In deciding about the number of factors to be extracted for a concept we need to review the theory. This provides us with a general idea about the number of factors that are appropriate for the construct to make sense. Empirically there are three criteria to determine the number of factors to be extracted:
- Eigen value criteria (>1)
- Scree plot
- Variance Explained
The rotation method is the second thing that we need to decide while performing Exploratory Factor Analysis. There are a couple of options that are available and depending on the research requirements we can chose anyone of them:
- Orthogonal Rotation: The axis are rotated in such a way that the 90 degree angle is maintained. Thus, the factors extracted are independent.

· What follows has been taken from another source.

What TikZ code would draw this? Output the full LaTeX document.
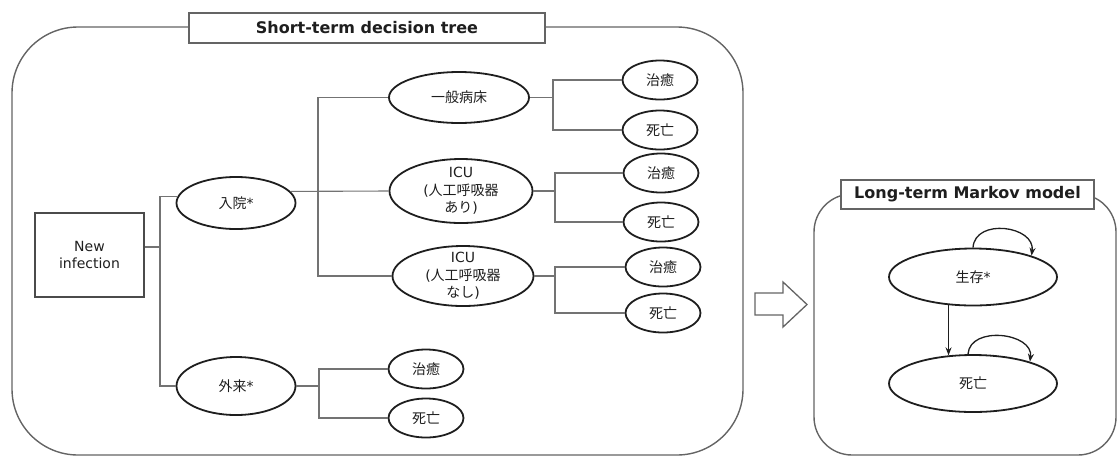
\documentclass[tikz,border=0pt]{standalone}
\usepackage{fontspec}
\setmainfont{DejaVu Sans}
\newfontfamily\jp{Noto Sans CJK JP}
\usetikzlibrary{arrows.meta, positioning, shapes.geometric}

\definecolor{linegray}{RGB}{115,115,115}
\definecolor{framegray}{RGB}{100,100,100}
\definecolor{inkgray}{RGB}{30,30,30}

\begin{document}
\begin{tikzpicture}[x=1pt, y=-1pt, thick, >={Stealth[length=8pt, width=6pt]}, font=\fontsize{14}{17.5}\selectfont, text=inkgray]

	% Define styles
	\tikzstyle{frame} = [draw=framegray, line width=1.4pt]
	\tikzstyle{heading} = [rectangle, draw=framegray, fill=white, line width=1.4pt, inner sep=0pt, font=\fontsize{16}{19}\selectfont\bfseries]
	\tikzstyle{decision} = [rectangle, draw=inkgray!80, line width=1.8pt, align=center]
	\tikzstyle{chance} = [ellipse, draw=inkgray, line width=1.8pt, inner sep=0pt]
	\tikzstyle{outcome} = [chance, minimum width=75pt, minimum height=39pt]
	\tikzstyle{branch} = [draw=linegray, line width=1.1pt]
	\tikzstyle{transition} = [->, draw=inkgray, line width=1.3pt]

	\useasboundingbox (0,0) rectangle (1118,456);

	% Frames and titles
	\draw[frame, rounded corners=66pt] (12,27) rectangle (743,455);
	\draw[frame, rounded corners=38pt] (814,194) rectangle (1116,455);
	\node[heading, minimum width=356pt, minimum height=30pt] (stitle) at (367,28) {Short-term decision tree};
	\node[heading, minimum width=253pt, minimum height=29pt] (ltitle) at (967.5,194.5) {Long-term Markov model};

	% Decision tree nodes
	\node[decision, minimum width=109pt, minimum height=84pt] (newinf) at (89.5,255) {New\\infection};
	\node[chance, minimum width=119pt, minimum height=52pt] (hosp) at (236,203) {{\jp 入院}*};
	\node[chance, minimum width=119pt, minimum height=58pt] (outp) at (236,386) {{\jp 外来}*};
	\node[chance, minimum width=140pt, minimum height=51pt] (ward) at (459,97.5) {\jp 一般病床};
	\node[chance, minimum width=143pt, minimum height=64pt, label={[align=center]center:ICU\\({\jp 人工呼吸器}\\{\jp あり})}] (icuvent) at (461,191) {};
	\node[chance, minimum width=141pt, minimum height=60pt, label={[align=center]center:ICU\\({\jp 人工呼吸器}\\{\jp なし})}] (icunovent) at (463,276) {};

	% Outcomes
	\node[outcome] (cure1) at (660,80) {\jp 治癒};
	\node[outcome, below of=cure1, node distance=50pt] (death1) {\jp 死亡};
	\node[outcome] (cure2) at (661,173) {\jp 治癒};
	\node[outcome, below of=cure2, node distance=49pt] (death2) {\jp 死亡};
	\node[outcome] (cure3) at (663,267) {\jp 治癒};
	\node[outcome, below of=cure3, node distance=46pt] (death3) {\jp 死亡};
	\node[outcome] (cure4) at (426,369) {\jp 治癒};
	\node[outcome, below of=cure4, node distance=49pt] (death4) {\jp 死亡};

	% Markov states
	\node[chance, minimum width=168pt, minimum height=57pt] (alive) at (973,277) {{\jp 生存}*};
	\node[chance, minimum width=168pt, minimum height=57pt, below of=alive, node distance=106.5pt] (dead) {\jp 死亡};

	% Branch points
	\coordinate (j1) at (160,247);
	\coordinate (j2) at (318,191);
	\coordinate (k1) at (553,97.5);
	\coordinate (k2) at (555,191);
	\coordinate (k3) at (555,276);
	\coordinate (k4) at (319,386);

	% Branches
	\draw[branch] ([yshift=8pt]newinf.east) -- (j1);
	\draw[branch] (hosp.174) -| (j1) |- (outp.west);
	\draw[branch] (ward.west) -| (j2) |- (icunovent.west);
	\draw[branch] (hosp.12) -- (icuvent.west);
	\draw[branch] (ward.east) -- (k1);
	\draw[branch] (cure1.west) -| (k1) |- (death1.west);
	\draw[branch] (icuvent.east) -- (k2);
	\draw[branch] (cure2.west) -| (k2) |- (death2.west);
	\draw[branch] (icunovent.east) -- (k3);
	\draw[branch] (cure3.west) -| (k3) |- (death3.west);
	\draw[branch] (outp.east) -- (k4);
	\draw[branch] (cure4.west) -| (k4) |- (death4.west);

	% Hollow arrow between the models
	\draw[frame, line width=1.3pt] (755,293) -- (783,293) -- (783,282) -- (807,304.5) -- (783,327) -- (783,315) -- (755,315) -- cycle;

	% Transitions
	\draw[transition] (alive.229) -- (dead.131);
	\draw[transition] (alive.north) .. controls +(2,-30) and +(4,-30) .. (alive.20);
	\draw[transition] ([xshift=-5pt]dead.north) .. controls +(2,-29) and +(4,-29) .. (dead.21);

\end{tikzpicture}
\end{document}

Under orthogonal method there are three options that are available:
- Quartimax: Rows are simplified so that variable load on a single factor.
- Varimax: Columns are simplified so as to improve the chances of each variable being associated with a unique factor.
- Equimax: This method simplifies both the rows and columns.
- Oblimin Rotation: The axis are rotated in a way such that there is association between them. The extracted factors are not completely independent of each other.
The next thing that we need to determine is the factor loading threshold value to keep or drop a variable. In general, the threshold value varies between 0.3 to 0.50.
Some of the Assumptions of Exploratory Factor Analysis are:
- The variables should be measured on either ordinal or continuous scale.
- Typically we require a sample that is 5-10 times the number of variables. So if there are 15 variables we require a minimum of 75-150 respondents.
- The variables should be correlated (the data should be homogeneous).
- Data should not have any outliers.